Шрифт:
Интервал:
Закладка:
Я очень хотел попросить совета у Кришнамурти, но он не допускал вопросов на своих лекциях и не разговаривал ни с кем после них. Мы сделали несколько попыток встретиться с ним, но нам совершенно определенно ответили, что Кришнамурти не хочет, чтобы его беспокоили. Счастливое совпадение (совпадение ли?) однако привело нас к встрече. Выяснилось, что секретарь Кришнамурти был французом, и после последней лекции Жаклин, урожденной парижанке, удалось разговориться с ним. Они поладили, и в результате мы имели возможность прийти к Кришнамурти на следующее утро.
Я был очень взволнован, когда оказался наконец лицом к лицу с Учителем, но не терял времени. Я знал, зачем я пришел. «Как я могу быть ученым, – спросил я, – и вместе с тем следовать Вашему совету остановить мысль и достичь свободы от известного?» Кришнамурти не задумался ни на мгновение. Он ответил на мой вопрос за десять секунд таким образом, что это совершенно разрешило мою проблему. «Прежде всего, вы – человек, – сказал он, – а затем уже вы – ученый. Сначала вам нужно освободиться, и эта свобода не может быть достигнута посредством мысли. Она достигается лишь медитацией – пониманием целостности жизни, в которой каждая форма разделения прекращается». Достигнув этого понимания жизни как целого, сказал он мне, я смогу специализироваться и работать как ученый без всяких проблем. И разумеется, речь не шла о том, чтобы оставить науку. Переходя на французский, Кришнамурти добавил: «Я обожаю науку. Это чудесно».
После этой короткой, но значительной встречи я встретился с Кришнамурти лишь шесть лет спустя, когда меня вместе с несколькими другими учеными пригласили провести неделю, дискутируя с ним в его образовательном центре в Броквуд Парк, к югу от Лондона. Он выглядел по-прежнему поразительно, хотя и был менее энергичен. В эту неделю я гораздо лучше узнал Кришнамурти, в том числе и некоторые его недостатки. Когда он говорил, он был величествен и харизматичен, но я был разочарован тем, что мне так и не удалось вовлечь его в разговор. Он говорил, но не слушал. С другой стороны, у меня было много стимулирующих дискуссий с коллегами-учеными – Дэвидом Бомом, Карлом Прибрамом, Джорджем Сударшаном и другими.
С тех пор я почти что утерял связь с Кришнамурти. Я всегда признавал его значительное влияние на людей, но я не был больше ни на одной из его лекций и не прочел ни одной его книги. И вот, в январе 1983 года я оказался в Мадрасе, в Южной Индии, на конференции теософского общества рядом с поместьем Кришнамурти, и, поскольку Кришнамурти был там и читал вечернюю лекцию, я отправился засвидетельствовать мое уважение.

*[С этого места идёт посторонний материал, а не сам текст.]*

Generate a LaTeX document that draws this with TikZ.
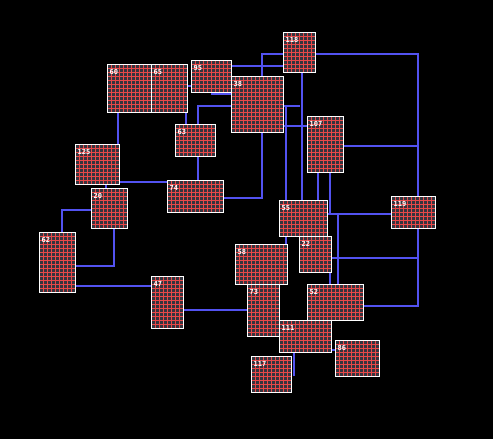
\documentclass[tikz,border=0pt]{standalone}
\usepackage{fontspec}
\newfontfamily\labfont{DejaVu Sans Mono}
\pgfdeclarelayer{back}
\pgfdeclarelayer{wires}
\pgfsetlayers{back,wires,main}
\definecolor{wireblue}{RGB}{82,82,240}
\definecolor{gridred}{RGB}{232,72,72}
\definecolor{cellbg}{RGB}{52,52,62}
\tikzset{
  cellbox/.style={rectangle, fill=cellbg, inner sep=0pt, outer sep=0pt},
  gridline/.style={draw=gridred, line width=1pt},
  boxedge/.style={draw=white, line width=1pt},
  lab/.style={font=\labfont\bfseries\fontsize{7}{7}\selectfont, text=white, anchor=north west, inner sep=0pt},
  wire/.style={draw=wireblue, line width=2pt},
}
\newcommand\gbox[6]{%
  \node[cellbox, minimum width={(#4-#2)*1pt}, minimum height={(#5-#3)*1pt}] (#1) at ({(#2+#4)/2},{(#3+#5)/2}) {};
  \pgfmathtruncatemacro\gnx{(#4-#2)/4-1}%
  \pgfmathtruncatemacro\gny{(#5-#3)/4-1}%
  \foreach \k in {1,...,\gnx}{\draw[gridline] ({#2+4*\k},#3) -- ({#2+4*\k},#5);}
  \foreach \k in {1,...,\gny}{\draw[gridline] (#2,{#3+4*\k}) -- (#4,{#3+4*\k});}
  \draw[boxedge] (#1.north west) rectangle (#1.south east);
  \node[lab] (#1-label) at ([xshift=2pt,yshift=-4.5pt]#1.north west) {#6};
}
\begin{document}
\begin{tikzpicture}[x=1pt,y=-1pt]
\useasboundingbox (0,0) rectangle (493,439);
\begin{pgfonlayer}{back}
\fill[black] (0,0) rectangle (493,439);
\end{pgfonlayer}

\gbox{n60}{107.5}{64.5}{151.5}{112.5}{60}
\gbox{n65}{151.5}{64.5}{187.5}{112.5}{65}
\gbox{n95}{191.5}{60.5}{231.5}{92.5}{95}
\gbox{n38}{231.5}{76.5}{283.5}{132.5}{38}
\gbox{n118}{283.5}{32.5}{315.5}{72.5}{118}
\gbox{n107}{307.5}{116.5}{343.5}{172.5}{107}
\gbox{n63}{175.5}{124.5}{215.5}{156.5}{63}
\gbox{n125}{75.5}{144.5}{119.5}{184.5}{125}
\gbox{n20}{91.5}{188.5}{127.5}{228.5}{20}
\gbox{n74}{167.5}{180.5}{223.5}{212.5}{74}
\gbox{n62}{39.5}{232.5}{75.5}{292.5}{62}
\gbox{n47}{151.5}{276.5}{183.5}{328.5}{47}
\gbox{n55}{279.5}{200.5}{327.5}{236.5}{55}
\gbox{n119}{391.5}{196.5}{435.5}{228.5}{119}
\gbox{n58}{235.5}{244.5}{287.5}{284.5}{58}
\gbox{n22}{299.5}{236.5}{331.5}{272.5}{22}
\gbox{n73}{247.5}{284.5}{279.5}{336.5}{73}
\gbox{n52}{307.5}{284.5}{363.5}{320.5}{52}
\gbox{n111}{279.5}{320.5}{331.5}{352.5}{111}
\gbox{n117}{251.5}{356.5}{291.5}{392.5}{117}
\gbox{n86}{335.5}{340.5}{379.5}{376.5}{86}

\begin{pgfonlayer}{wires}
\draw[wire] (n74.east |- 0,198) -- (262,198) -- (262,54) -- (n118.west |- 0,54);
\draw[wire] (n118.east |- 0,54) -- (418,54) -- (n119.north -| 418,0);
\draw[wire] (n119.south -| 418,0) -- (418,306) -- (n52.east |- 0,306);
\draw[wire] (n107.east |- 0,146) -- (418,146);
\draw[wire] (n22.east |- 0,258) -- (418,258);
\draw[wire] (n60.south -| 118,0) -- (n125.north -| 118,0);
\draw[wire] (n65.east |- 0,86) -- (n95.west |- 0,86);
\draw[wire] (n65.south -| 186,0) -- (n63.north -| 186,0);
\draw[wire] (n63.north -| 198,0) -- (198,106) -- (n38.west |- 0,106);
\draw[wire] (n38.west |- 0,94) -- (212,94) -- (n95.south -| 212,0);
\draw[wire] (n95.east |- 0,66) -- (n118.west |- 0,66);
\draw[wire] (n118.south -| 302,0) -- (n55.north -| 302,0);
\draw[wire] (n38.east |- 0,106) -- (300,106);
\draw[wire] (286,105) -- (n55.north -| 286,0);
\draw[wire] (n38.east |- 0,126) -- (n107.west |- 0,126);
\draw[wire] (n107.south -| 318,0) -- (n55.north -| 318,0);
\draw[wire] (n107.south -| 330,0) -- (330,214);
\draw[wire] (n55.east |- 0,214) -- (n119.west |- 0,214);
\draw[wire] (338,213) -- (n52.north -| 338,0);
\draw[wire] (n22.south -| 330,0) -- (n52.north -| 330,0);
\draw[wire] (n55.south -| 286,0) -- (n58.north -| 286,0);
\draw[wire] (n63.south -| 198,0) -- (n74.north -| 198,0);
\draw[wire] (n125.east |- 0,182) -- (n74.west |- 0,182);
\draw[wire] (n125.south -| 106,0) -- (n20.north -| 106,0);
\draw[wire] (n20.west |- 0,210) -- (62,210) -- (n62.north -| 62,0);
\draw[wire] (n20.south -| 114,0) -- (114,266) -- (n62.east |- 0,266);
\draw[wire] (n62.east |- 0,286) -- (n47.west |- 0,286);
\draw[wire] (n47.east |- 0,310) -- (n73.west |- 0,310);
\draw[wire] (n111.south -| 294,0) -- (294,376);
\draw[wire] (n111.east |- 0,350) -- (n86.west |- 0,350);
\end{pgfonlayer}
\end{tikzpicture}
\end{document}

Прекрасный парк с огромными старыми деревьями был заполнен людьми, преимущественно индийцами, которые тихо сидели на земле и ждали ритуала, в котором большинство из них участвовало уже много раз. В восемь часов Кришнамурти появился в индийской одежде и прошел медленно, но с большой уверенностью к приготовленному помосту. Было замечательно видеть, как в свои восемьдесят восемь лет он проходит этот путь, как он делал это более чем полвека, восходит по ступенькам помоста без посторонней помощи, садится на подушечку и складывает руки в традиционном индийском приветствии перед началом беседы.

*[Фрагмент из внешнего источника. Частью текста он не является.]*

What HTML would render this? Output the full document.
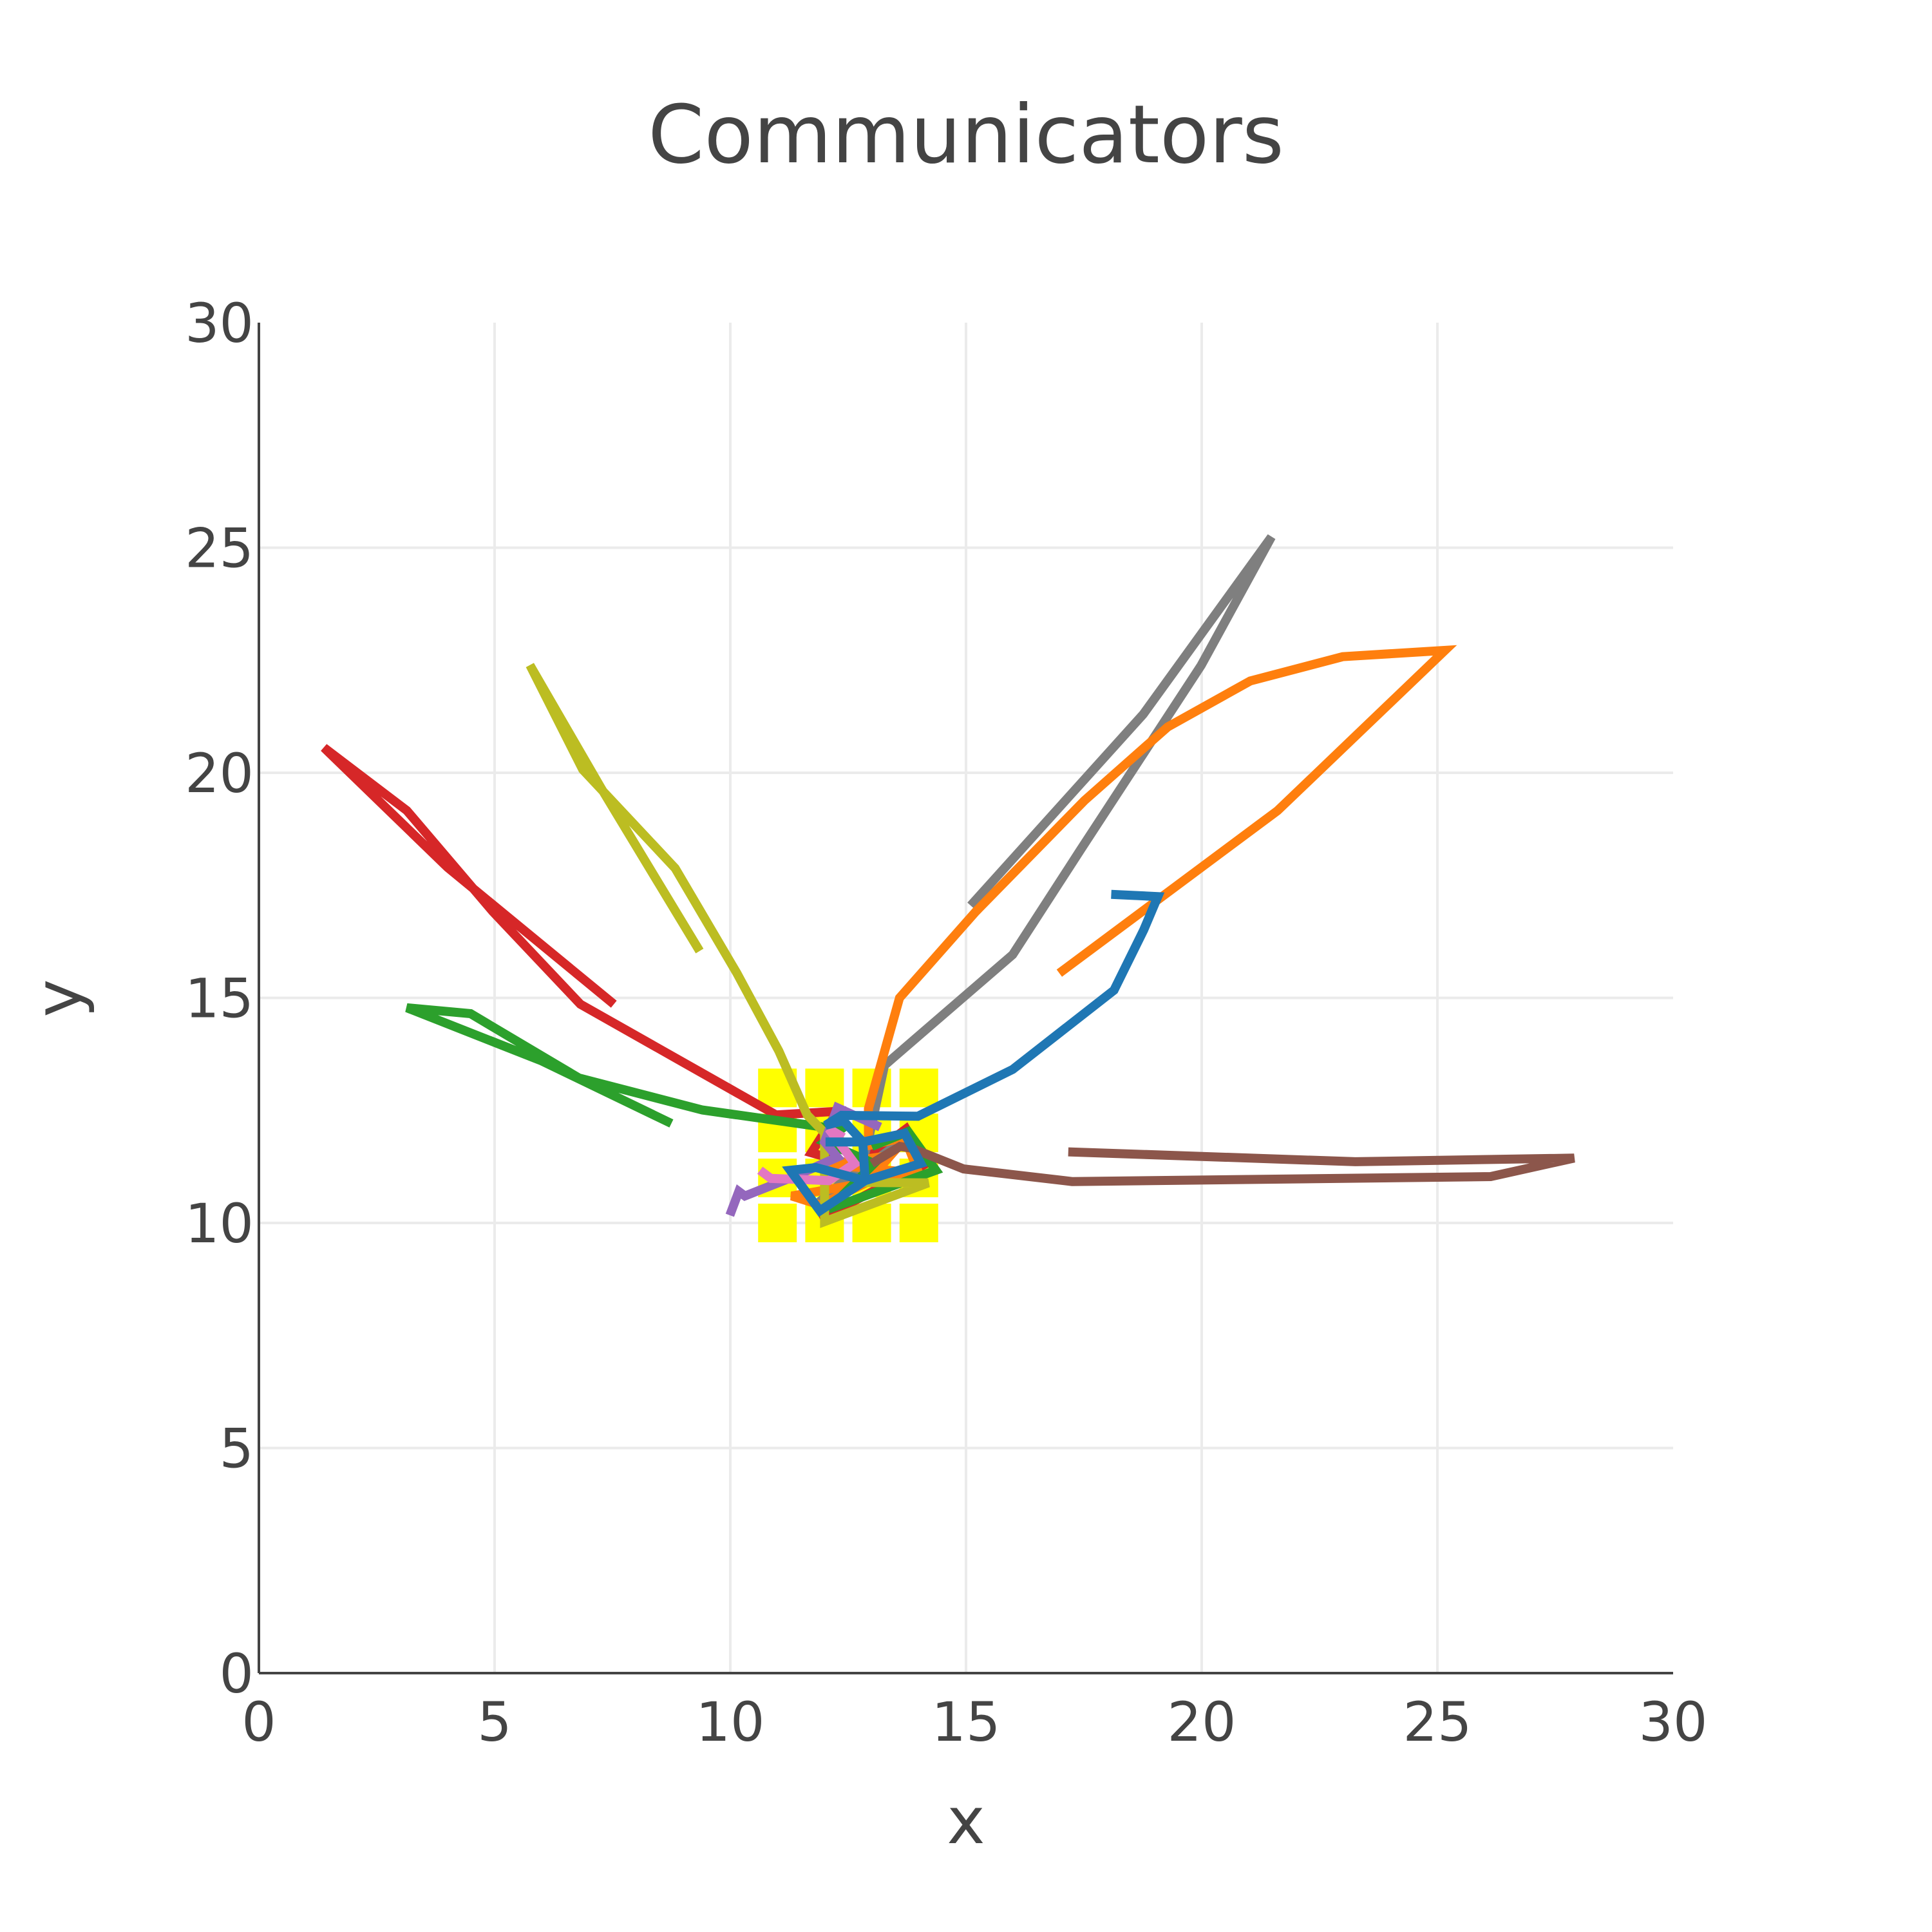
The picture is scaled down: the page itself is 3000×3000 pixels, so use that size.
<!DOCTYPE html>
<html><head><meta charset="utf-8"><style>html,body{margin:0;padding:0;background:#fff}svg{display:block}</style></head>
<body>
<svg id="chart" width="3000" height="3000" xmlns="http://www.w3.org/2000/svg" font-family="'DejaVu Sans','Liberation Sans',sans-serif"></svg>
<script>
const xTicks=[0,5,10,15,20,25,30];
const yTicks=[0,5,10,15,20,25,30];
const markerX=[11,12,13,14];
const markerY=[10,11,12,13];
const sRed={x:[7.53,4.0,1.38,3.14,4.96,6.82,10.97,12.28,11.72,12.68,13.73,14.16,11.9],y:[14.86,17.9,20.56,19.16,16.92,14.86,12.40,12.48,11.56,11.27,12.09,11.32,10.09]};
const sGray={x:[15.1,18.76,21.48,19.99,17.43,15.99,13.27,12.96,12.8,11.76,13.6],y:[17.05,21.3,25.24,22.39,18.29,15.96,13.5,11.99,11.3,10.35,11.8]};
const sOrange={x:[16.98,21.61,25.16,22.99,21.03,19.28,17.51,15.21,13.59,12.93,12.93,13.7,14.0,11.3,11.9,12.9,13.4,12.1,14.0],y:[15.55,19.16,22.72,22.58,22.04,21.02,19.38,16.92,15.0,12.54,11.72,11.9,11.1,10.6,10.4,10.9,11.5,11.3,11.1]};
const sGreen={x:[8.75,6.0,3.14,4.49,6.79,9.41,11.97,12.09,12.5,12.0,13.05,12.09,14.36,13.77,13.0],y:[12.21,13.6,14.78,14.65,13.22,12.51,12.13,12.03,12.2,11.8,11.32,10.31,11.17,12.03,11.7]};
const sOlive={x:[9.35,7.26,5.75,6.87,8.83,10.14,11.03,11.63,12.0,12.0,14.2,12.8],y:[16.04,19.66,22.39,20.07,17.88,15.55,13.82,12.4,12.0,10.03,10.89,10.9]};
const sBrown={x:[17.17,23.26,27.9,26.13,17.25,14.95,13.85,13.6,13.0],y:[11.58,11.36,11.44,11.03,10.92,11.2,11.66,11.7,11.32]};
const sPurple={x:[9.99,10.18,10.31,11.35,12.27,12.0,12.27,13.18],y:[10.17,10.7,10.6,11.03,11.46,11.8,12.56,12.13]};
const sPink={x:[10.63,10.86,12.09,12.64,12.09,12.4],y:[11.17,10.99,10.94,11.32,12.09,11.9]};
const sBlue={x:[18.08,19.07,18.77,18.14,15.99,13.98,12.36,12.02,12.4,12.81,12.86,11.9,11.27,11.82,12.86,14.04,13.7,12.81,12.02],y:[17.30,17.25,16.51,15.17,13.41,12.37,12.39,12.17,12.27,11.8,10.94,10.27,11.17,11.23,10.94,11.32,11.99,11.8,11.8]};
const L=402,R=2598,T=501,B=2598;
const sx=v=>L+(v-0)/30*(R-L);
const sy=v=>B-(v-0)/30*(B-T);
const svg=document.getElementById('chart');
const NS='http://www.w3.org/2000/svg';
function mk(tag,attrs,parent){const e=document.createElementNS(NS,tag);for(const k in attrs)e.setAttribute(k,attrs[k]);(parent||svg).appendChild(e);return e;}
xTicks.forEach(t=>{if(t>0&&t<30){const g=mk('line',{x1:sx(t),x2:sx(t),y1:T,y2:B,stroke:'#ebebeb','stroke-width':4});

}
const lb=mk('text',{x:sx(t),y:B+105,'text-anchor':'middle','font-size':84,fill:'#444'});lb.textContent=t;

});
yTicks.forEach(t=>{if(t>0&&t<30){const g=mk('line',{x1:L,x2:R,y1:sy(t),y2:sy(t),stroke:'#ebebeb','stroke-width':4});

}
const lb=mk('text',{x:L-8,y:sy(t)+30,'text-anchor':'end','font-size':84,fill:'#444'});lb.textContent=t;

});
markerX.forEach(mx=>markerY.forEach(my=>{const r=mk('rect',{x:sx(mx)-30,y:sy(my)-30,width:60,height:60,fill:'#ffff00'});

}));
const series=[['series-red',sRed,'#d62728'],['series-gray',sGray,'#7f7f7f'],['series-orange',sOrange,'#ff7f0e'],['series-green',sGreen,'#2ca02c'],['series-olive',sOlive,'#bcbd22'],['series-brown',sBrown,'#8c564b'],['series-purple',sPurple,'#9467bd'],['series-pink',sPink,'#e377c2'],['series-blue',sBlue,'#1f77b4']];
series.forEach(([n,s,c])=>{const d=s.x.map((v,i)=>(i?'L':'M')+sx(v).toFixed(1)+','+sy(s.y[i]).toFixed(1)).join('');
const p=mk('path',{d:d,fill:'none',stroke:c,'stroke-width':14,'stroke-linejoin':'miter'});

});
const ax=mk('line',{x1:L,x2:R,y1:B,y2:B,stroke:'#444','stroke-width':4});


const ay=mk('line',{x1:L,x2:L,y1:T,y2:B,stroke:'#444','stroke-width':4});


const ti=mk('text',{x:1500,y:252,'text-anchor':'middle','font-size':125,fill:'#444'});ti.textContent='Communicators';


const xt=mk('text',{x:1500,y:2862,'text-anchor':'middle','font-size':100,fill:'#444'});xt.textContent='x';


const yt=mk('text',{x:0,y:0,'text-anchor':'middle','font-size':100,fill:'#444',transform:'translate(125,1550) rotate(-90)'});yt.textContent='y';


</script>
</body></html>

Кришнамурти говорил семьдесят пять минут, без колебаний и почти с той же интенсивной сосредоточенностью, которую я отметил пятнадцатью годами ранее. Темой вечера было желание, и он развернул свою сеть с той же ясностью и искусством, как и всегда. Для меня это было уникальной возможностью оценить эволюцию своего понимания с тех пор, как впервые встретился с ним, и я в первый раз почувствовал, что понимаю его метод и личность. Его анализ желания был ясным и красивым. «Восприятие порождает чувственную реакцию, – говорил он, – затем вмешивается мысль – «я хочу…», «я не хочу…», «я желаю…», – и так возникает желание. Оно не порождается желаемым объектом и будет сохраняться при различных объектах до тех пор, пока вмешивается мысль. Поэтому освобождение от желания не может быть достигнуто посредством подавления или избегания чувственного опыта (то есть аскетизма). Единственный способ освободиться от желания – освободиться от мысли».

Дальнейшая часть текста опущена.